▼

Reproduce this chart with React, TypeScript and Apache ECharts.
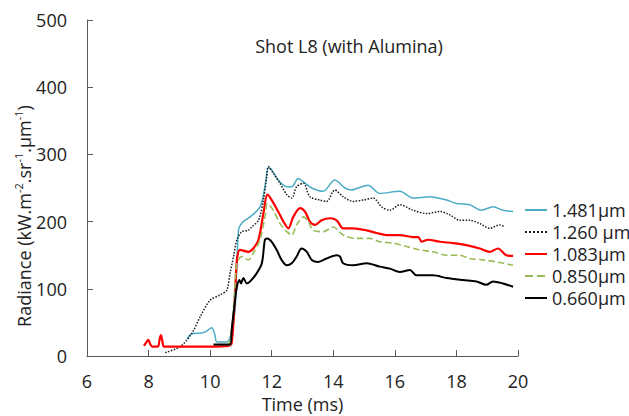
import React, { useEffect, useRef } from "react";
import * as echarts from "echarts";

const FONT = "Open Sans";
const TEXT = "#222222";
const AXIS = "#595959";

const seriesNames = ["1.481µm", "1.260 µm", "1.083µm", "0.850µm", "0.660µm"];
const xTicks = { min: 6, max: 20, interval: 2 };
const yTicks = { min: 0, max: 500, interval: 100 };

const s1481: [number, number][] = [
  [9.25, 25], [9.4, 33], [9.67, 34], [9.85, 36], [10.05, 42], [10.15, 32], [10.22, 21],
  [10.54, 21], [10.7, 36], [10.81, 68], [10.92, 187], [11.03, 198], [11.3, 207], [11.62, 222],
  [11.78, 252], [11.89, 280], [12.0, 277], [12.21, 262], [12.49, 252], [12.65, 252], [12.86, 264],
  [13.03, 259], [13.3, 250], [13.67, 245], [14.05, 262], [14.38, 250], [14.6, 247], [14.81, 250],
  [15.13, 254], [15.51, 242], [16.16, 245], [16.59, 235], [17.14, 237], [17.68, 232], [18.0, 227],
  [18.43, 225], [18.81, 217], [19.19, 222], [19.51, 217], [19.84, 215],
];

const s1260: [number, number][] = [
  [8.54, 5], [9.03, 14], [9.41, 34], [9.67, 58], [10.0, 83], [10.33, 91], [10.54, 98],
  [10.65, 124], [10.76, 148], [10.87, 173], [11.03, 185], [11.24, 187], [11.35, 192], [11.57, 202],
  [11.73, 232], [11.84, 267], [11.89, 282], [12.05, 272], [12.27, 257], [12.49, 240], [12.65, 235],
  [12.81, 252], [13.03, 257], [13.24, 237], [13.57, 232], [13.78, 230], [14.05, 247], [14.32, 237],
  [14.65, 230], [14.97, 232], [15.3, 235], [15.57, 222], [15.84, 217], [16.16, 225], [16.59, 217],
  [17.03, 212], [17.46, 215], [17.79, 210], [18.11, 202], [18.43, 202], [18.76, 197], [19.08, 190],
  [19.41, 195], [19.57, 192],
];

const s1083: [number, number][] = [
  [7.85, 15], [7.92, 20], [7.99, 24], [8.06, 17], [8.12, 14], [8.3, 14], [8.36, 25], [8.4, 31],
  [8.45, 22], [8.5, 14], [9.0, 14], [10.0, 14], [10.6, 15], [10.7, 19], [10.81, 93], [10.87, 143],
  [10.97, 158], [11.24, 155], [11.4, 160], [11.57, 173], [11.73, 212], [11.86, 240], [12.0, 232],
  [12.21, 215], [12.38, 200], [12.54, 190], [12.7, 207], [12.92, 220], [13.08, 215], [13.24, 200],
  [13.41, 195], [13.62, 202], [13.89, 205], [14.11, 202], [14.32, 190], [14.65, 190], [15.08, 187],
  [15.41, 183], [15.73, 180], [16.16, 180], [16.59, 177], [16.76, 177], [16.87, 170], [17.08, 173],
  [17.46, 170], [17.89, 168], [18.32, 165], [18.76, 160], [19.08, 155], [19.35, 160], [19.62, 150],
  [19.84, 149],
];

const s0850: [number, number][] = [
  [10.6, 15], [10.7, 40], [10.8, 100], [10.87, 138], [11.03, 148], [11.24, 143], [11.4, 153],
  [11.62, 173], [11.78, 207], [11.86, 227], [12.05, 217], [12.27, 197], [12.49, 185], [12.65, 180],
  [12.81, 195], [13.03, 207], [13.19, 200], [13.35, 187], [13.67, 185], [14.0, 192], [14.32, 180],
  [14.76, 175], [15.19, 175], [15.51, 170], [15.95, 168], [16.38, 163], [16.81, 158], [17.24, 155],
  [17.68, 150], [18.11, 150], [18.43, 145], [18.86, 143], [19.3, 140], [19.84, 135],
];

const s0660: [number, number][] = [
  [10.11, 17], [10.65, 17], [10.7, 39], [10.76, 64], [10.81, 83], [10.87, 103], [10.95, 113],
  [11.0, 108], [11.08, 116], [11.19, 108], [11.3, 111], [11.51, 123], [11.68, 138], [11.78, 173],
  [11.86, 175], [12.0, 170], [12.16, 158], [12.32, 143], [12.49, 135], [12.65, 138], [12.81, 148],
  [12.97, 160], [13.14, 155], [13.3, 143], [13.51, 140], [13.78, 145], [14.11, 150], [14.22, 148],
  [14.32, 138], [14.65, 135], [15.08, 138], [15.51, 133], [15.84, 130], [16.16, 125], [16.49, 128],
  [16.7, 120], [17.24, 120], [17.68, 116], [18.22, 113], [18.65, 111], [18.97, 106], [19.19, 111],
  [19.51, 108], [19.84, 103],
];

const seriesData = [s1481, s1260, s1083, s0850, s0660];
const seriesColors = ["#4bacc6", "#1a1a1a", "#ff0000", "#9bbb59", "#000000"];
const seriesWidths = [1.5, 1.5, 2.2, 1.6, 2];
const seriesTypes = ["solid", "dotted", "solid", "dashed", "solid"];

export default function App() {
  const ref = useRef<HTMLDivElement>(null);
  useEffect(() => {
    if (!ref.current) return;
    const chart = echarts.init(ref.current, null, { renderer: "svg" });
    const axisCommon = {
      type: "value" as const,
      axisLine: { show: true, lineStyle: { color: AXIS, width: 1 } },
      axisTick: { show: true, inside: true, length: 6, lineStyle: { color: AXIS } },
      splitLine: { show: false },
    };
    chart.setOption({
      animation: false,
      backgroundColor: "#ffffff",
      title: {
        text: "Shot L8 (with Alumina)",
        left: 344,
        top: 32,
        textAlign: "center",
        textStyle: { fontFamily: FONT, fontSize: 18, fontWeight: "normal", color: TEXT },
      },
      grid: { left: 87, right: 111, top: 20, bottom: 60, outerBoundsMode: "none", containLabel: false },
      legend: {
        orient: "vertical",
        left: 524,
        top: 201,
        padding: 0,
        itemWidth: 22,
        itemHeight: 10,
        itemGap: 4,
        data: seriesNames,
        itemStyle: { opacity: 0 },
        textStyle: { fontFamily: FONT, fontSize: 18, color: TEXT, lineHeight: 18 },
      },
      xAxis: {
        ...axisCommon,
        ...xTicks,
        name: "Time (ms)",
        nameLocation: "middle",
        nameGap: 37,
        nameTextStyle: { fontFamily: FONT, fontSize: 18, color: TEXT },
        axisLabel: { fontFamily: FONT, fontSize: 18, color: TEXT, margin: 16 },
      },
      yAxis: {
        ...axisCommon,
        ...yTicks,
        axisLabel: { fontFamily: FONT, fontSize: 18, color: TEXT, margin: 20 },
      },
      graphic: [
        {
          type: "text",
          x: 24,
          y: 216,
          rotation: Math.PI / 2,
          style: {
            text: "{b|Radiance (kW.m}{s|-2}{b|.sr}{s|-1}{b|.µm}{s|-1}{b|)}",
            align: "center",
            verticalAlign: "middle",
            rich: {
              b: { fontFamily: FONT, fontSize: 18, fill: TEXT, lineHeight: 22 },
              s: { fontFamily: FONT, fontSize: 11, fill: TEXT, lineHeight: 12, verticalAlign: "top" },
            },
          },
        },
      ],
      series: seriesNames.map((name, i) => ({
        name,
        type: "line",
        data: seriesData[i],
        showSymbol: false,
        symbol: "none",
        smooth: 0.3,
        z: 2 + i,
        lineStyle: { color: seriesColors[i], width: seriesWidths[i], type: seriesTypes[i] },
        itemStyle: { color: seriesColors[i] },
      })),
    });
    return () => chart.dispose();
  }, []);
  return (
    <div
      ref={ref}
      style={{ position: "fixed", left: 0, top: 0, width: 629, height: 416, background: "#fff" }}
    />
  );
}
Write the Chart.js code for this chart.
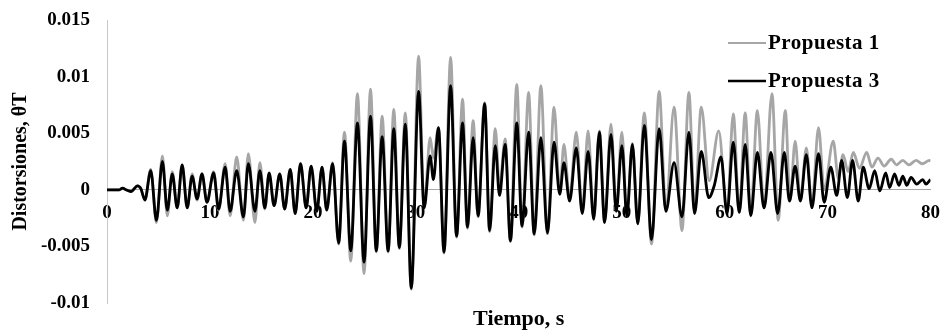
<!DOCTYPE html>
<html>
<head>
<meta charset="utf-8">
<script src="https://cdn.jsdelivr.net/npm/chart.js@4.4.1/dist/chart.umd.min.js"></script>
<style>
  html, body { margin: 0; padding: 0; background: #fff; }
  canvas { display: block; }
</style>
</head>
<body>
<canvas id="chart" width="952" height="335"></canvas>
<script>
// Series names
const seriesNames = ['Propuesta 1', 'Propuesta 3'];

// Propuesta 1 (grey): time of each peak / trough and its value
const tiempo1 = [
  0, 1.2, 1.52, 1.85, 2.33, 2.97, 3.29, 3.68, 4.25, 4.8,
  5.38, 5.86, 6.34, 6.82, 7.3, 7.79, 8.27, 8.75, 9.23, 9.71,
  10.36, 10.84, 11.48, 11.96, 12.6, 13.25, 13.73, 14.37, 14.85, 15.33,
  15.75, 16.23, 16.78, 17.26, 17.8, 18.28, 18.8, 19.35, 19.83, 20.38,
  20.89, 21.34, 21.92, 22.5, 23.07, 23.68, 24.33, 24.97, 25.6, 26.16,
  26.73, 27.31, 27.86, 28.4, 28.98, 29.56, 30.27, 30.81, 31.39, 31.71,
  32.2, 32.74, 33.38, 33.96, 34.54, 35.02, 35.57, 36.05, 36.69, 37.17,
  37.72, 38.13, 38.68, 39.19, 39.81, 40.32, 40.96, 41.5, 42.15, 42.79,
  43.43, 43.98, 44.39, 44.94, 45.59, 46.17, 46.74, 47.28, 47.83, 48.34,
  48.96, 49.47, 50.02, 50.5, 51.04, 51.56, 52.2, 52.9, 53.64, 54.29,
  55.09, 55.86, 56.53, 57.08, 57.73, 58.5, 59.43, 60.23, 60.84, 61.42,
  62.0, 62.54, 63.18, 63.83, 64.6, 65.2, 65.9, 66.35, 66.85, 67.36,
  67.94, 68.48, 69.12, 69.67, 70.55, 71.05, 71.5, 72.0, 72.5, 73.1,
  73.8, 74.3, 74.9, 75.5, 76.18, 76.7, 77.3, 77.9, 78.6, 79.2,
  79.9, 80
];
const prop1 = [
  0, 0, 0.00015, 0, -0.00015, 0.00035, 0.0001, -0.0009, 0.0018, -0.0029,
  0.003, -0.0023, 0.0016, -0.0016, 0.0022, -0.0016, 0.0014, -0.0009, 0.0014, -0.0011,
  0.0016, -0.0018, 0.0023, -0.0023, 0.0029, -0.0027, 0.0032, -0.0029, 0.0024, -0.0017,
  0.0014, -0.0014, 0.0014, -0.0017, 0.0018, -0.0021, 0.0023, -0.0016, 0.0021, -0.0019,
  0.002, -0.0018, 0.0024, -0.0048, 0.0051, -0.0063, 0.0085, -0.0074, 0.0089, -0.0055,
  0.0065, -0.0055, 0.0071, -0.0052, 0.0068, -0.0088, 0.0118, -0.0015, 0.0046, 0.0028,
  0.0055, -0.0056, 0.0117, -0.0042, 0.008, -0.0034, 0.0061, -0.0024, 0.0077, -0.0037,
  0.0054, 0.0002, 0.0045, -0.0046, 0.0093, -0.0033, 0.0086, -0.004, 0.0092, -0.0039,
  0.0073, -0.0002, 0.004, -0.0008, 0.0051, -0.0019, 0.0052, -0.0025, 0.0052, -0.0028,
  0.0058, -0.0018, 0.0051, -0.0022, 0.0041, -0.003, 0.0068, -0.0048, 0.0087, -0.0017,
  0.0073, -0.0036, 0.0086, -0.0019, 0.0073, 0.0008, 0.0052, -0.002, 0.0067, -0.002,
  0.0068, -0.0022, 0.007, -0.0016, 0.0085, -0.0027, 0.007, -0.001, 0.0043, -0.0009,
  0.0037, -0.0014, 0.0055, 0.0000, 0.0043, 0.001, 0.0031, 0.0016, 0.0033, 0.0019,
  0.0033, 0.002, 0.0028, 0.0021, 0.0027, 0.0022, 0.0026, 0.0022, 0.0026, 0.0023,
  0.0026, 0.0025
];

// Propuesta 3 (black)
const tiempo3 = [
  0, 1.2, 1.52, 1.85, 2.33, 2.97, 3.29, 3.68, 4.25, 4.8,
  5.38, 5.86, 6.34, 6.82, 7.3, 7.79, 8.27, 8.75, 9.23, 9.71,
  10.36, 10.84, 11.48, 11.96, 12.6, 13.25, 13.73, 14.37, 14.85, 15.33,
  15.75, 16.23, 16.78, 17.26, 17.8, 18.28, 18.8, 19.35, 19.83, 20.38,
  20.89, 21.34, 21.92, 22.5, 23.07, 23.68, 24.33, 24.97, 25.6, 26.16,
  26.73, 27.31, 27.86, 28.4, 28.98, 29.56, 30.27, 30.81, 31.39, 31.71,
  32.2, 32.74, 33.38, 33.96, 34.54, 35.02, 35.57, 36.05, 36.69, 37.17,
  37.72, 38.13, 38.68, 39.19, 39.81, 40.32, 40.96, 41.5, 42.15, 42.79,
  43.43, 43.98, 44.39, 44.94, 45.59, 46.17, 46.74, 47.28, 47.83, 48.34,
  48.96, 49.47, 50.02, 50.5, 51.04, 51.56, 52.2, 52.9, 53.64, 54.29,
  55.09, 55.86, 56.53, 57.08, 57.73, 58.46, 59.0, 59.65, 60.23, 60.84,
  61.42, 62.0, 62.54, 63.18, 63.83, 64.5, 65.15, 65.8, 66.3, 66.85,
  67.36, 67.94, 68.48, 69.12, 69.67, 70.31, 70.89, 71.37, 71.92, 72.43,
  72.98, 73.46, 74.04, 74.58, 75.07, 75.65, 76.03, 76.51, 76.93, 77.31,
  77.7, 78.11, 78.66, 79.24, 79.56, 80
];
const prop3 = [
  0, 0, 0.00015, 0, -0.00015, 0.00035, 0.0001, -0.0009, 0.0017, -0.0027,
  0.0025, -0.0018, 0.0014, -0.0016, 0.0022, -0.0016, 0.0012, -0.0008, 0.0014, -0.0011,
  0.0015, -0.0017, 0.002, -0.0019, 0.0017, -0.0024, 0.0023, -0.0019, 0.0017, -0.0016,
  0.0015, -0.0014, 0.0014, -0.0017, 0.0018, -0.0021, 0.0023, -0.0016, 0.0021, -0.0019,
  0.002, -0.0018, 0.0023, -0.0047, 0.0043, -0.0054, 0.0059, -0.0064, 0.0065, -0.0054,
  0.0047, -0.0054, 0.0054, -0.0051, 0.0058, -0.0087, 0.0087, -0.0016, 0.003, 0.0009,
  0.0055, -0.0055, 0.0092, -0.0041, 0.0059, -0.0033, 0.0046, -0.0023, 0.0076, -0.0036,
  0.0039, -0.0005, 0.004, -0.0045, 0.0059, -0.0032, 0.0051, -0.0039, 0.0046, -0.0038,
  0.0042, -0.0004, 0.0024, -0.001, 0.0037, -0.0021, 0.0034, -0.0026, 0.0051, -0.0029,
  0.0049, -0.0019, 0.0039, -0.0023, 0.004, -0.003, 0.0057, -0.0044, 0.0054, -0.0019,
  0.0024, -0.0024, 0.0051, -0.0021, 0.0034, -0.0007, 0.0004, 0.0029, -0.0021, 0.0042,
  -0.002, 0.004, -0.0023, 0.0033, -0.0016, 0.0033, -0.0021, 0.0033, -0.001, 0.0021,
  -0.001, 0.0031, -0.0016, 0.0032, -0.0011, 0.002, -0.0005, 0.0026, -0.0007, 0.0026,
  -0.001, 0.002, 0.0001, 0.0017, -0.0001, 0.0015, 0.0002, 0.0014, 0.0004, 0.0012,
  0.0004, 0.0011, 0.0005, 0.0009, 0.0005, 0.0009
];

// Axis tick labels
const yTickLabels = ['-0.01', '-0.005', '0', '0.005', '0.01', '0.015'];
const xTickLabels = ['0', '10', '20', '30', '40', '50', '60', '70', '80'];

const FONT = "'Liberation Serif', 'Times New Roman', serif";
const GREY = '#a6a6a6';

function toPoints(ts, vs) {
  return ts.map(function(t, i) { return {x: t, y: vs[i]}; });
}

// Legend drawn inside the plot, top right
const insideLegend = {
  id: 'insideLegend',
  afterDraw: function(chart) {
    const c = chart.ctx;
    const rows = [
      {ds: chart.data.datasets[1], y: 43},
      {ds: chart.data.datasets[0], y: 81}
    ];
    c.save();
    c.font = 'bold 21px ' + FONT;
    c.letterSpacing = '0.5px';
    c.textBaseline = 'middle';
    c.fillStyle = '#000';
    rows.forEach(function(r) {
      c.strokeStyle = r.ds.borderColor;
      c.lineWidth = r.ds.borderColor === GREY ? 2 : 2.5;
      c.beginPath();
      c.moveTo(728, r.y);
      c.lineTo(766, r.y);
      c.stroke();
      c.fillText(r.ds.label, 768, r.y + 1);
    });
    c.restore();
  }
};

const ctx = document.getElementById('chart').getContext('2d');

new Chart(ctx, {
  type: 'line',
  data: {
    datasets: [
      {
        label: seriesNames[1],
        data: toPoints(tiempo3, prop3),
        borderColor: '#000000',
        borderWidth: 2.8,
        pointRadius: 0,
        cubicInterpolationMode: 'monotone',
        order: 0
      },
      {
        label: seriesNames[0],
        data: toPoints(tiempo1, prop1),
        borderColor: GREY,
        borderWidth: 2.8,
        pointRadius: 0,
        cubicInterpolationMode: 'monotone',
        order: 1
      }
    ]
  },
  options: {
    responsive: false,
    animation: false,
    layout: { padding: { top: 20, right: 14, left: 0, bottom: 0 } },
    plugins: {
      legend: { display: false },
      tooltip: { enabled: false }
    },
    scales: {
      x: {
        type: 'linear',
        position: { y: 0 },
        min: 0,
        max: 80,
        grid: { display: false, drawTicks: false },
        border: { display: true, color: GREY, width: 1 },
        ticks: {
          stepSize: 10,
          autoSkip: false,
          maxRotation: 0,
          padding: 12,
          color: '#000',
          font: { family: FONT, size: 19, weight: 'bold' },
          callback: function(value, index) { return xTickLabels[index]; }
        }
      },
      x2: {
        type: 'linear',
        axis: 'x',
        position: 'bottom',
        min: 0,
        max: 80,
        grid: { display: false, drawTicks: false },
        border: { display: false },
        ticks: { display: false },
        title: {
          display: true,
          text: 'Tiempo, s',
          color: '#000',
          padding: { top: 0, bottom: 2 },
          font: { family: FONT, size: 22, weight: 'bold' }
        },
        afterFit: function(scale) { scale.height = 32; }
      },
      y: {
        type: 'linear',
        min: -0.01,
        max: 0.015,
        grid: { display: false, drawTicks: false },
        border: { display: true, color: '#c8c8c8', width: 1 },
        ticks: {
          stepSize: 0.005,
          padding: 17,
          color: '#000',
          font: { family: FONT, size: 19, weight: 'bold' },
          callback: function(value, index) { return yTickLabels[index]; }
        },
        title: {
          display: true,
          text: 'Distorsiones, θT',
          color: '#000',
          padding: { top: 9, bottom: 0 },
          font: { family: FONT, size: 20, weight: 'bold' }
        },
        afterFit: function(scale) {
          scale.width = 107;
          scale.paddingTop = 0;
          scale.paddingBottom = 0;
        }
      }
    }
  },
  plugins: [insideLegend]
});
</script>
</body>
</html>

▲

Set problem.
Search the data above for lines holding "this" and copy each of them.

Solved exercise.
Reproduce this chart with React, TypeScript and Apache ECharts.
Write the Chart.js code for this chart.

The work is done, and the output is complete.